What In the World of Running😳

In any other year we would be chatting about summer races and all the fun things that come with the swing into warm weather. Things like adventure racing; extreme, obstacle, and themed races anyone? Hello Spartan! Tough Mudder! Rugged Maniac! Color Run, Zombie Run, Run for Chocolates, Run for Wine, Hot Dog Run, Run for a good Cause or run in a Costume. Run for every and anything. For most of us it didn’t matter what we were running for as long as it was fun. If you’re anything like me, you’re missing running around with friends, and running buddies, and run groups, and the gang, and whoever. I’m missing the freedom and community feel of all of that in the worst way!

Hindsight, they say is 20/20. Well darn it, they’re right! How often did I give thanks for those unassuming, reckless, taken-for-granted, always-complaining-it’s-hot days. I don’t think I ever stopped to appreciate how they consistently showed up year after year till it became a forgone conclusion. There was little need to wonder why or how as I gulped it down, ignorant in my entitlement, for soon enough the cold would come and then the pastime of complaining would take on a slightly different tone. But we kept that under wraps for the then minute as much as we could because..well..we were just too busy taking it all for granted. And as I switch from I to we, I recognize it’s a human condition to feel and act entitled, I mean who has time to think about these things, there’s a world to run quite literally. But oops, I kinda have that time now – we all do. So think about it and as you do, I’m not asking that you allow nostalgia to hoodwink you into lamenting “those days” but really just allow the past to inform current perspective and assist with future plans.

Last week I saw that the Boston Marathon got cancelled from its earlier postponement to September.
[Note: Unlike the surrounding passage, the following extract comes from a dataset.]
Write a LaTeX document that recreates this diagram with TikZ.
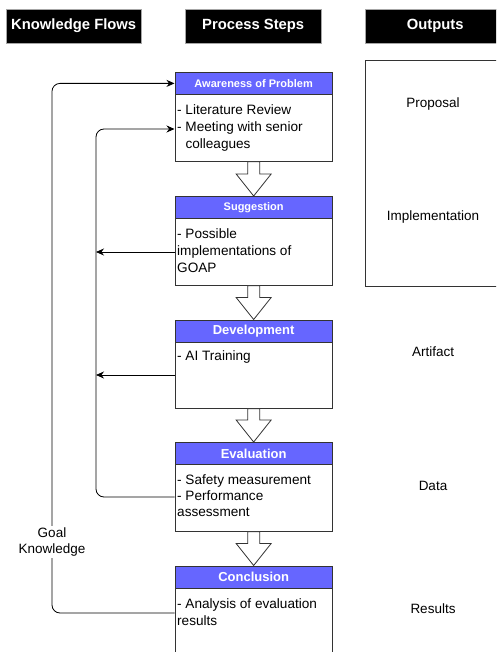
\documentclass[tikz,border=0pt]{standalone}
\usepackage{fontspec}
\setmainfont{Liberation Sans}
\usetikzlibrary{arrows.meta,calc}
\definecolor{hdr}{HTML}{6666FF}
\definecolor{edge}{HTML}{333333}
\newcommand\hollowarr[2]{%
  \draw[edge, line width=0.8pt, fill=white, line join=miter]
    ($(#1.south)+(-6,0)$) -- ($(#1.south)+(6,0)$) -- ($(#2.north)+(6,-22)$) --
    ($(#2.north)+(17.5,-22)$) -- (#2.north) -- ($(#2.north)+(-17.5,-22)$) --
    ($(#2.north)+(-6,-22)$) -- cycle;}
\begin{document}
\begin{tikzpicture}[x=1pt,y=-1pt,
  colhead/.style={fill=black, draw=gray!70, text=white, font=\bfseries\fontsize{14.8}{17}\selectfont,
    minimum width=135pt, minimum height=34pt, inner sep=0pt, anchor=north west},
  stephead/.style={fill=hdr, draw=edge, text=white, line width=0.8pt,
    minimum width=157.5pt, minimum height=22pt, inner sep=0pt, anchor=north west},
  smallhead/.style={stephead, font=\bfseries\fontsize{11}{13}\selectfont},
  bighead/.style={stephead, font=\bfseries\fontsize{13}{15}\selectfont},
  stepbody/.style={fill=white, draw=edge, line width=0.8pt,
    minimum width=157.5pt, inner sep=0pt, anchor=north west},
  bodytext/.style={font=\fontsize{13.6}{17}\selectfont, align=left, inner sep=0pt, anchor=north west},
  outtext/.style={font=\fontsize{13.5}{16}\selectfont, inner sep=0pt},
  conn/.style={black, line width=0.8pt, rounded corners=8pt},
  tip/.style={-{Stealth[length=8pt,width=7pt]}}
]
\clip (0,0) rectangle (496,652);
\fill[white] (0,0) rectangle (496,652);

% column headers
\node[colhead] (kf) at (6,9) {Knowledge Flows};
\node[colhead, minimum width=136pt] (ps) at (185,9) {Process Steps};
\node[colhead, minimum width=140pt] (op) at (365,9) {Outputs};

% outputs frame
\draw[edge, line width=0.8pt] (500,60) -- (365,60) -- (365,286) -- (500,286);
\node[outtext] (o1) at (433,104.5) {Proposal};
\node[outtext] (o2) at (433,217.5) {Implementation};
\node[outtext] (o3) at (433,351.5) {Artifact};
\node[outtext] (o4) at (433,486) {Data};
\node[outtext] (o5) at (433,609) {Results};

% step boxes
\node[stepbody, minimum height=67pt] (b1) at (174.5,94) {};
\node[smallhead] (h1) at (174.5,72) {Awareness of Problem};
\node[bodytext] (t1) at (177,104) {- Literature Review\\- Meeting with senior\\\phantom{- }colleagues};

\node[stepbody, minimum height=67pt] (b2) at (174.5,218) {};
\node[smallhead] (h2) at (174.5,196) {Suggestion};
\node[bodytext] (t2) at (177,228) {- Possible\\implementations of\\GOAP};

\node[stepbody, minimum height=66pt] (b3) at (174.5,342) {};
\node[bighead] (h3) at (174.5,319.5) {Development};
\node[bodytext] (t3) at (177,350) {- AI Training};

\node[stepbody, minimum height=67pt] (b4) at (174.5,464) {};
\node[bighead] (h4) at (174.5,442) {Evaluation};
\node[bodytext, font=\fontsize{13.6}{16}\selectfont] (t4) at (177,474) {- Safety measurement\\- Performance\\assessment};

\node[stepbody, minimum height=80pt] (b5) at (174.5,587) {};
\node[bighead] (h5) at (174.5,565.5) {Conclusion};
\node[bodytext] (t5) at (177,598) {- Analysis of evaluation\\results};

% hollow arrows between steps
\hollowarr{b1}{h2}
\hollowarr{b2}{h3}
\hollowarr{b3}{h4}
\hollowarr{b4}{h5}

% knowledge flow lines
\coordinate (lo) at (52,0);
\coordinate (li) at (96,0);
\draw[conn, tip] ([yshift=-26pt]b5.north west) -- ([yshift=-26pt]b5.north west -| lo)
  -- (h1.west -| lo) -- (h1.west);
\draw[conn, tip] ([yshift=-33pt]b4.north west) -- ([yshift=-33pt]b4.north west -| li)
  -- ([yshift=-35pt]b1.north west -| li) -- ([yshift=-35pt]b1.north west);
\draw[conn, tip] ([yshift=-34pt]b2.north west) -- ([yshift=-34pt]b2.north west -| li);
\draw[conn, tip] ([yshift=-33pt]b3.north west) -- ([yshift=-33pt]b3.north west -| li);

\node[fill=white, align=center, inner sep=1pt, font=\fontsize{13.5}{16.5}\selectfont] (gk) at (52,542) {Goal\\Knowledge};
\end{tikzpicture}
\end{document}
They will now have a virtual running event where you can run 26.2 miles, wherever you are, and submit your time – officially in ≤6 hours to get your medal. What in the world! Never saw that coming. Even after the bombing in 2013 and the worst weather in about 20 years in 2018’s race, and with my running four of them back-to-back where they singularly had unique circumstances and crazy experiences as a result of which I opted to give it a break this year. I still couldn’t have anticipated its cancellation. It had never been done before! Now it feels like eons ago, but back when I stood at the cusp of 2020 and decided to break my “unicorn streak” I was all gung-ho on just one major marathon this year, the Chicago marathon, while I explored other possibilities. As of now Chicago’s still on, but I rather doubt it’ll happen. And as for NYC Marathon, and London, and others, I just don’t know what’s gonna happen. They all seem highly unlikely to occur as of now but we’ve just established how much I know. Sadly, not much. For sure I had big plans to be back on Bolyston Street next April at that much-celebrated finish line, but the jokes on me cause right now, with the kind of year that 2020 is showing up, I’ll be the first to say that I have no clue about Boston 2021, or Chicago 2020, or about Global Running Day this week and how I’m going to celebrate it, or how our world will celebrate it “together, alone” – our current normal, no clue on when I get to buddy up for a run or if I’ll even get to run with my run group again. For social media or anyone who wants to know my status is “clueless” aka my current state of mind.

If our present circumstances has taught me anything, it has taught me that I really don’t know as much as I think I do. Am I ok with that? No. But I have to be since it looks like we’ll be here a while. As the saying goes, it’s time to get comfortable with the uncomfortable. In truth, getting to a place where you’re willing to learn and adapt as necessary is a major learning curve for anyone and more so for this runner who loves people. So as I run and ride all over this City, day after day, I’m learning to shed myself of expectations and ideology, I’m feeling the scales fall off and pushing aside projections and predictions, and I’m allowing myself to run in the moment, run by run, day by day, learning to appreciate right now as I leave the future, even as soon as tomorrow, in the hands of the One Who quite literally holds the future in His hands. I know I’ve said it before, but God really is in the details.